CLANDESTINE WAVES: "Large up the BIG station NYC baby!"
During WBAD's time on the air in the mid-90's, the number of Brooklyn pirate stations increased dramatically. A new wave of unlicensed broadcasters, trying to reach immigrant and other outsider audiences, began to slip through the cracks caused by rapid changes in the media landscape. Airtime costs on conventional stations were soaring, and the Telecommunications Act of 1996 changed the rules to allow for one owner to have several stations in single media market. This led to format consolidation and fewer diverse voices on air. Inexpensive, easy-to-use transmitter kits were becoming widely available by mail order and through the burgeoning internet. At the same time, the budget for the FCC enforcement bureau was being cut. Many station operators who were cited for illegal operation just ignored the penalties and stayed on the air. Often, when a station was taken down, they waited a bit and then went back on with new gear. The dozens of newcomers flooding the dial rattled long time pirates like WBAD who felt they'd earned the rights to 91.9 through seniority. They fought back, using a combination of persuasion, jamming and sabotage.
The bulk of the newcomers in Brooklyn broadcast to the thriving West Indian neighborhoods in Flatbush, East Flatbush, Crown Heights and Canarsie due to the scarcity of Caribbean programming on conventional stations at the time.
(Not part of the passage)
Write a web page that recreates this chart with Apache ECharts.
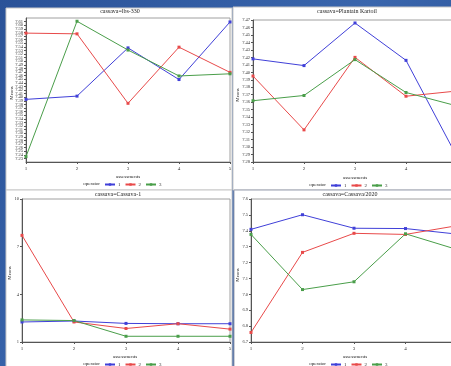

Pirates like BIG, Bashment, and the Fire Station were popular for their cutting edge DJ mixes and underground vibe.
At the same time a civil disobedience-style movement comprised of many types of unlicensed stations was growing all over the United States
This push to take back the airwaves by activists and community members could be traced in part to the elimination of low power community-oriented stations in the late 70s. The nationwide micro-broadcasting movement swept up radio experimenters, media artists and progressive political activists. An early catalyst was the primordial micro-broadcaster Black Liberation Radio.
Another groundbreaking station, Free Radio Berkeley, peddled FM transmitter kits and tangled with the FCC in a protracted legal battle. That led to a grace period in which they were allowed to stay on the air which provided cover for other stations to do the same. When the FCC took down Radio Mutiny, a collectively organized pirate in Philadelphia, Pennsylvania, the members voted to reorganize as the Prometheus Radio Project, which advocated for a legal form of licensing called Low Power FM (LPFM.) They held barnraisings to build community stations across the country, and teach the skills necessary to run them.
In 2000, The FCC commissioners voted in LPFM. The commercial broadcasting industry and National Public Radio fought this change and delayed its implementation for years, trying via Congress to limit the numbers of new stations. After two brief licensing windows held in 2000 and 2013, there are now 2,150 noncommercial low power stations. But in urban areas like Boston, Miami and New York City, LPFM spacing rules left very few available slots. Pirate activity remained high as did the level of interference to legal stations.
With so many pirates on the FM band, the FCC Enforcement Bureau was largely rendered a paper tiger, losing its ability to enforce broadcasting regulations and quickly address the majority of complaints from the licensed stations and their listeners.